» TO BE DONE: Print the listing in its entirety and exactly, leaving out images.

━━━ COLLECTED DATA ━━━

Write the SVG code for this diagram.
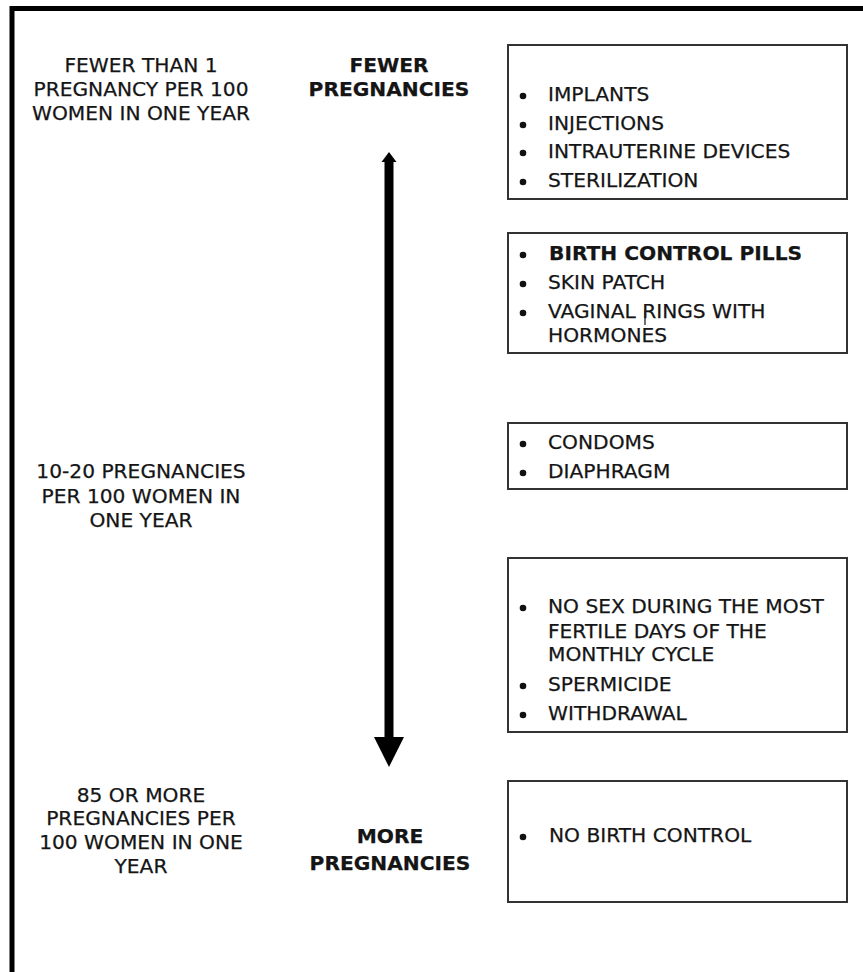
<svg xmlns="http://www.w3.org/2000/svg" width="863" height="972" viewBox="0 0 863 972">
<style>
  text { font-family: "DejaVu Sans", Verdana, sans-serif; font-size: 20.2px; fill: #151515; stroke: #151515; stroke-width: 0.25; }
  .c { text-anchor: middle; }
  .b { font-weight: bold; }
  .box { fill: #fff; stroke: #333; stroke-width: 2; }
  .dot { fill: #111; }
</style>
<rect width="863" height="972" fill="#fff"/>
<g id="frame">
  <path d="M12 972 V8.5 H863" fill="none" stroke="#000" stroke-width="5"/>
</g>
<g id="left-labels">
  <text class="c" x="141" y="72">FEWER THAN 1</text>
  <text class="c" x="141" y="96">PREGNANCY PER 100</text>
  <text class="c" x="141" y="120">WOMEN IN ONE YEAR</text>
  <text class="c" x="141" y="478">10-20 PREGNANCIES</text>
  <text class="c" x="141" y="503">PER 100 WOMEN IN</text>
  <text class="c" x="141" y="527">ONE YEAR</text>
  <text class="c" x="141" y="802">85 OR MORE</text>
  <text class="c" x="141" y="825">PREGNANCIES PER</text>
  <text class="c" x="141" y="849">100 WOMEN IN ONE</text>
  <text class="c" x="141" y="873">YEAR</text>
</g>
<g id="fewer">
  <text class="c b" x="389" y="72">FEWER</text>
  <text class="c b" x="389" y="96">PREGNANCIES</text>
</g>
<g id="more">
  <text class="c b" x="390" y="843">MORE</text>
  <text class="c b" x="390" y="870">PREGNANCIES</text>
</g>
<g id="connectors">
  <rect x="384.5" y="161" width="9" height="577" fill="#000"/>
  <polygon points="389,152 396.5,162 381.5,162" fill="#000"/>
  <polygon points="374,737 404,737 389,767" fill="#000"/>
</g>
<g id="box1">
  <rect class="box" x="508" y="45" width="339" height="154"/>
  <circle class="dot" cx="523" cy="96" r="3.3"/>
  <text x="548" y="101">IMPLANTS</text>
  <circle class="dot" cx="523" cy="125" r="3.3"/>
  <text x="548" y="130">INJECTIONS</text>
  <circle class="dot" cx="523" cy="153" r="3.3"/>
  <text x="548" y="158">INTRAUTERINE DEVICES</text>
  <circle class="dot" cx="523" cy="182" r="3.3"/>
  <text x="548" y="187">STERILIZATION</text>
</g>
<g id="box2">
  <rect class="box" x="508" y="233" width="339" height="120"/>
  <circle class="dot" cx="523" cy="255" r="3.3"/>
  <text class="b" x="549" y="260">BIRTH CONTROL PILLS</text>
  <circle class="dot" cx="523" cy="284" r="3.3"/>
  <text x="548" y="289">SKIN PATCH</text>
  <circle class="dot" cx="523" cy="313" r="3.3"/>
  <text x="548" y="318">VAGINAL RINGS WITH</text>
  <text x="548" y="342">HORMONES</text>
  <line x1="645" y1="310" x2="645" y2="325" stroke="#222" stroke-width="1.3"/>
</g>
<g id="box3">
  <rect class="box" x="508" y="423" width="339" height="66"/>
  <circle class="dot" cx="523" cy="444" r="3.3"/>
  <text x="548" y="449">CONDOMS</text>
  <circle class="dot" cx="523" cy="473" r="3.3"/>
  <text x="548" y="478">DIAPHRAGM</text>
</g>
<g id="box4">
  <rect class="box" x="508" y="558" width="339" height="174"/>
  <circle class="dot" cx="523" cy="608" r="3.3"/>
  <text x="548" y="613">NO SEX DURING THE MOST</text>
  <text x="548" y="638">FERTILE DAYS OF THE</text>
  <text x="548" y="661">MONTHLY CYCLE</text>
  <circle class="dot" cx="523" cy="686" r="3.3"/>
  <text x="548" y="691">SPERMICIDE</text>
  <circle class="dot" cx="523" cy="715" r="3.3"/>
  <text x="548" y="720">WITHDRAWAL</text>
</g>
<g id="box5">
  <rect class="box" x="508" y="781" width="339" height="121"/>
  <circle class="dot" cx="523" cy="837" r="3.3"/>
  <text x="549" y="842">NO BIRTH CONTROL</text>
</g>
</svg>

━━━

» OUTPUT OF THE TASK:
Write the SVG code for this diagram.
<svg xmlns="http://www.w3.org/2000/svg" width="863" height="972" viewBox="0 0 863 972">
<style>
  text { font-family: "DejaVu Sans", Verdana, sans-serif; font-size: 20.2px; fill: #151515; stroke: #151515; stroke-width: 0.25; }
  .c { text-anchor: middle; }
  .b { font-weight: bold; }
  .box { fill: #fff; stroke: #333; stroke-width: 2; }
  .dot { fill: #111; }
</style>
<rect width="863" height="972" fill="#fff"/>
<g id="frame">
  <path d="M12 972 V8.5 H863" fill="none" stroke="#000" stroke-width="5"/>
</g>
<g id="left-labels">
  <text class="c" x="141" y="72">FEWER THAN 1</text>
  <text class="c" x="141" y="96">PREGNANCY PER 100</text>
  <text class="c" x="141" y="120">WOMEN IN ONE YEAR</text>
  <text class="c" x="141" y="478">10-20 PREGNANCIES</text>
  <text class="c" x="141" y="503">PER 100 WOMEN IN</text>
  <text class="c" x="141" y="527">ONE YEAR</text>
  <text class="c" x="141" y="802">85 OR MORE</text>
  <text class="c" x="141" y="825">PREGNANCIES PER</text>
  <text class="c" x="141" y="849">100 WOMEN IN ONE</text>
  <text class="c" x="141" y="873">YEAR</text>
</g>
<g id="fewer">
  <text class="c b" x="389" y="72">FEWER</text>
  <text class="c b" x="389" y="96">PREGNANCIES</text>
</g>
<g id="more">
  <text class="c b" x="390" y="843">MORE</text>
  <text class="c b" x="390" y="870">PREGNANCIES</text>
</g>
<g id="connectors">
  <rect x="384.5" y="161" width="9" height="577" fill="#000"/>
  <polygon points="389,152 396.5,162 381.5,162" fill="#000"/>
  <polygon points="374,737 404,737 389,767" fill="#000"/>
</g>
<g id="box1">
  <rect class="box" x="508" y="45" width="339" height="154"/>
  <circle class="dot" cx="523" cy="96" r="3.3"/>
  <text x="548" y="101">IMPLANTS</text>
  <circle class="dot" cx="523" cy="125" r="3.3"/>
  <text x="548" y="130">INJECTIONS</text>
  <circle class="dot" cx="523" cy="153" r="3.3"/>
  <text x="548" y="158">INTRAUTERINE DEVICES</text>
  <circle class="dot" cx="523" cy="182" r="3.3"/>
  <text x="548" y="187">STERILIZATION</text>
</g>
<g id="box2">
  <rect class="box" x="508" y="233" width="339" height="120"/>
  <circle class="dot" cx="523" cy="255" r="3.3"/>
  <text class="b" x="549" y="260">BIRTH CONTROL PILLS</text>
  <circle class="dot" cx="523" cy="284" r="3.3"/>
  <text x="548" y="289">SKIN PATCH</text>
  <circle class="dot" cx="523" cy="313" r="3.3"/>
  <text x="548" y="318">VAGINAL RINGS WITH</text>
  <text x="548" y="342">HORMONES</text>
  <line x1="645" y1="310" x2="645" y2="325" stroke="#222" stroke-width="1.3"/>
</g>
<g id="box3">
  <rect class="box" x="508" y="423" width="339" height="66"/>
  <circle class="dot" cx="523" cy="444" r="3.3"/>
  <text x="548" y="449">CONDOMS</text>
  <circle class="dot" cx="523" cy="473" r="3.3"/>
  <text x="548" y="478">DIAPHRAGM</text>
</g>
<g id="box4">
  <rect class="box" x="508" y="558" width="339" height="174"/>
  <circle class="dot" cx="523" cy="608" r="3.3"/>
  <text x="548" y="613">NO SEX DURING THE MOST</text>
  <text x="548" y="638">FERTILE DAYS OF THE</text>
  <text x="548" y="661">MONTHLY CYCLE</text>
  <circle class="dot" cx="523" cy="686" r="3.3"/>
  <text x="548" y="691">SPERMICIDE</text>
  <circle class="dot" cx="523" cy="715" r="3.3"/>
  <text x="548" y="720">WITHDRAWAL</text>
</g>
<g id="box5">
  <rect class="box" x="508" y="781" width="339" height="121"/>
  <circle class="dot" cx="523" cy="837" r="3.3"/>
  <text x="549" y="842">NO BIRTH CONTROL</text>
</g>
</svg>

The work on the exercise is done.